Each line of the listing that contains the word "matplotlib" is to be copied.

··· Recorded information ···

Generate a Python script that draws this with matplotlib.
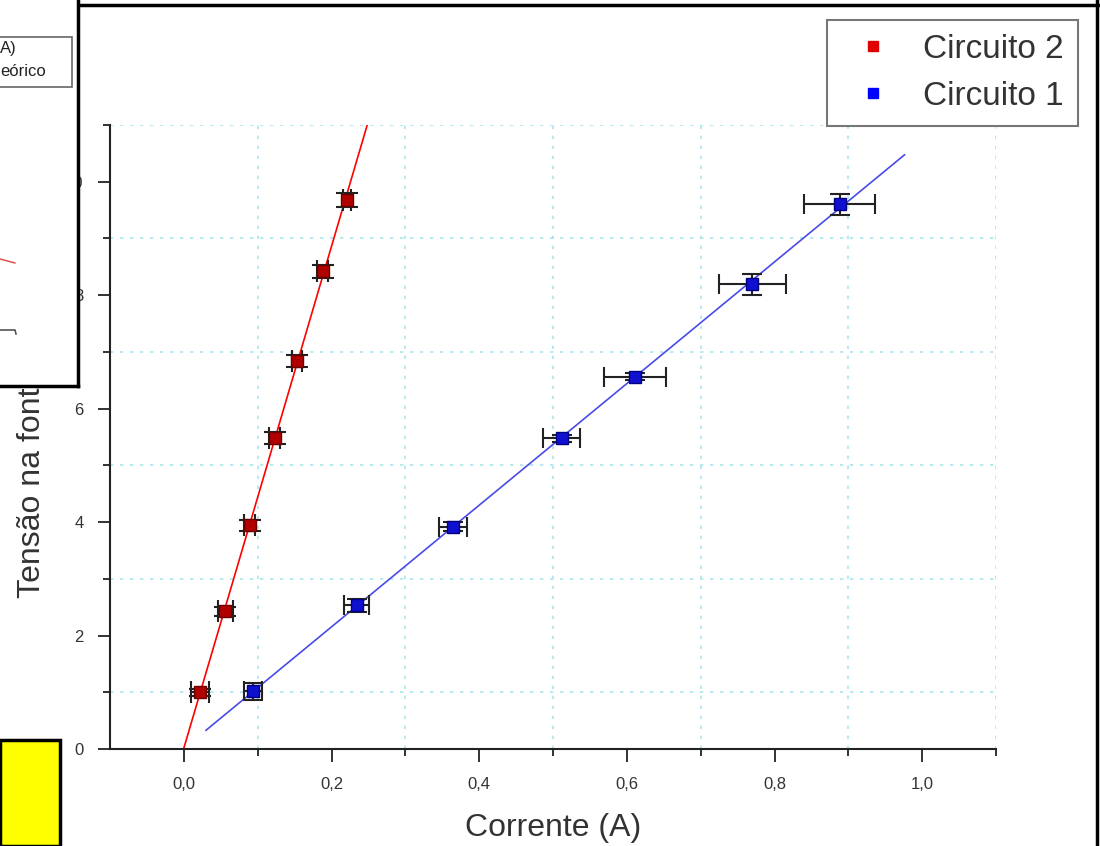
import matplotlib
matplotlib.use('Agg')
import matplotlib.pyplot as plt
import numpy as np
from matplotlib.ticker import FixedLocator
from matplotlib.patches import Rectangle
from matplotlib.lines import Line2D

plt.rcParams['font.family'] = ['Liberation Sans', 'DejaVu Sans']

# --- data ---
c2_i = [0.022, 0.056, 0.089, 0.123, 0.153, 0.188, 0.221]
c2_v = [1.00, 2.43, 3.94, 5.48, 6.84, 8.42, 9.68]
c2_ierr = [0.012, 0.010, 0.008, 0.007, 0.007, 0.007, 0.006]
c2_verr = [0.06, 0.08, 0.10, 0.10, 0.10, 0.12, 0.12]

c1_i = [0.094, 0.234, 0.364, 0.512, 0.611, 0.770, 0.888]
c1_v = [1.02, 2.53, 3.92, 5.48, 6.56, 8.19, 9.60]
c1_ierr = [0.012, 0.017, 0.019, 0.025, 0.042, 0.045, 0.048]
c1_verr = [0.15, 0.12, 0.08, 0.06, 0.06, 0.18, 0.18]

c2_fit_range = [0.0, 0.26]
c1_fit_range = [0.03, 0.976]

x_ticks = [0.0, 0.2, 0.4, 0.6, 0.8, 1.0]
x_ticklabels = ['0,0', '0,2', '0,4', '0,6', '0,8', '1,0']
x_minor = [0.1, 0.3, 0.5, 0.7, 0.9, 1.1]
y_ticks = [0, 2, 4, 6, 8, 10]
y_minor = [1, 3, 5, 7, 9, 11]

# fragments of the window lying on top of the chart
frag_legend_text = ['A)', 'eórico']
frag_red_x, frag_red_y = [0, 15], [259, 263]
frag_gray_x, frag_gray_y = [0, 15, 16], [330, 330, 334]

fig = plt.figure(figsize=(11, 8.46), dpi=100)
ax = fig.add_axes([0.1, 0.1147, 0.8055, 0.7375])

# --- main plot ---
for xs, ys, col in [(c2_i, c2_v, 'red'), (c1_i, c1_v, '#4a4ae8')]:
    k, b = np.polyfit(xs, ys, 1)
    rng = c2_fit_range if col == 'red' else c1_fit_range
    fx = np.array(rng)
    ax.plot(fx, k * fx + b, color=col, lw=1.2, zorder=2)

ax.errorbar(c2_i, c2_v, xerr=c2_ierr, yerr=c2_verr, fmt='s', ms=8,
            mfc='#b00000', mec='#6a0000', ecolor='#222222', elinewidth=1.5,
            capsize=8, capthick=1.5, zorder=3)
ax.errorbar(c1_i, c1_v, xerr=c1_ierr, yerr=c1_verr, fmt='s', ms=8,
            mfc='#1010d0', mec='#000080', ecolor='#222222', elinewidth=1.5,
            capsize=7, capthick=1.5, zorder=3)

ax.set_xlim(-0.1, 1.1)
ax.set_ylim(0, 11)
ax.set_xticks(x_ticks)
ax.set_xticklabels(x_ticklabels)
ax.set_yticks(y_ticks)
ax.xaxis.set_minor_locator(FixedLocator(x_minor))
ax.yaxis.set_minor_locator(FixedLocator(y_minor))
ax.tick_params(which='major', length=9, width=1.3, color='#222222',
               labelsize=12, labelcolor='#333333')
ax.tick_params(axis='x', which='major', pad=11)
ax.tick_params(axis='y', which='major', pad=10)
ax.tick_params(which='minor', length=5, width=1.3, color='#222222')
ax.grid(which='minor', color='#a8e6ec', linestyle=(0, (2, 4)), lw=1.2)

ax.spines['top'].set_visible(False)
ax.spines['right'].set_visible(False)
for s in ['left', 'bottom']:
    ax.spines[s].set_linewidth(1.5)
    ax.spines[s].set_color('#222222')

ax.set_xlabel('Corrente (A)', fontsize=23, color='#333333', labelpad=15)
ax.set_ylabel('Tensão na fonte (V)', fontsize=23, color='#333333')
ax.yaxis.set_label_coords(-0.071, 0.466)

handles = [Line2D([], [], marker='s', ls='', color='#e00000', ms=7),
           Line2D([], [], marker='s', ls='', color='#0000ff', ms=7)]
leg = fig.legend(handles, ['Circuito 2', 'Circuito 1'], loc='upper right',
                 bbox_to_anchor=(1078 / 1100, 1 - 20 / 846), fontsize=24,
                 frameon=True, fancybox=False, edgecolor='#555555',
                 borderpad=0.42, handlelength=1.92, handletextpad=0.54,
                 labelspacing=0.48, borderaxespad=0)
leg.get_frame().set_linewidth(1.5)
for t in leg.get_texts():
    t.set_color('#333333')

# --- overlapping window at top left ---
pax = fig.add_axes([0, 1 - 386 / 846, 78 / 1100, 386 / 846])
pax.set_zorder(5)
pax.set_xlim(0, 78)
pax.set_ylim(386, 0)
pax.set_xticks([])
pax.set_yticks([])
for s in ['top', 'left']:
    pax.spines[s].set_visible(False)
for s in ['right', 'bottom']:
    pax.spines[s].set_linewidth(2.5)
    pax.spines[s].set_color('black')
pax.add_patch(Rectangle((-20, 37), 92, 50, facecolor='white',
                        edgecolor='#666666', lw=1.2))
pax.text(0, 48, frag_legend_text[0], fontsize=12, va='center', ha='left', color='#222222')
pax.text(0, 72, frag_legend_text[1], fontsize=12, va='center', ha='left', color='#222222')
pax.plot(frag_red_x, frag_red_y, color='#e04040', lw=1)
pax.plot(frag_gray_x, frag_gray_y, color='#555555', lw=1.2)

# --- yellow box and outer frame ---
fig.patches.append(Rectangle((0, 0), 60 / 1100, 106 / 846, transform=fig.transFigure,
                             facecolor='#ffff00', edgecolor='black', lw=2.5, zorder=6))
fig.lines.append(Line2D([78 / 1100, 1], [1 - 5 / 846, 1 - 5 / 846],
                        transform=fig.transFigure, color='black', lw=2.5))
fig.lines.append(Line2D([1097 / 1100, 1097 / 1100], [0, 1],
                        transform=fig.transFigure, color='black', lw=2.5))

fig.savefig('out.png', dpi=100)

···

Solved problem »
Generate a Python script that draws this with matplotlib.
import matplotlib
matplotlib.use('Agg')
import matplotlib.pyplot as plt
from matplotlib.ticker import FixedLocator
from matplotlib.patches import Rectangle
from matplotlib.lines import Line2D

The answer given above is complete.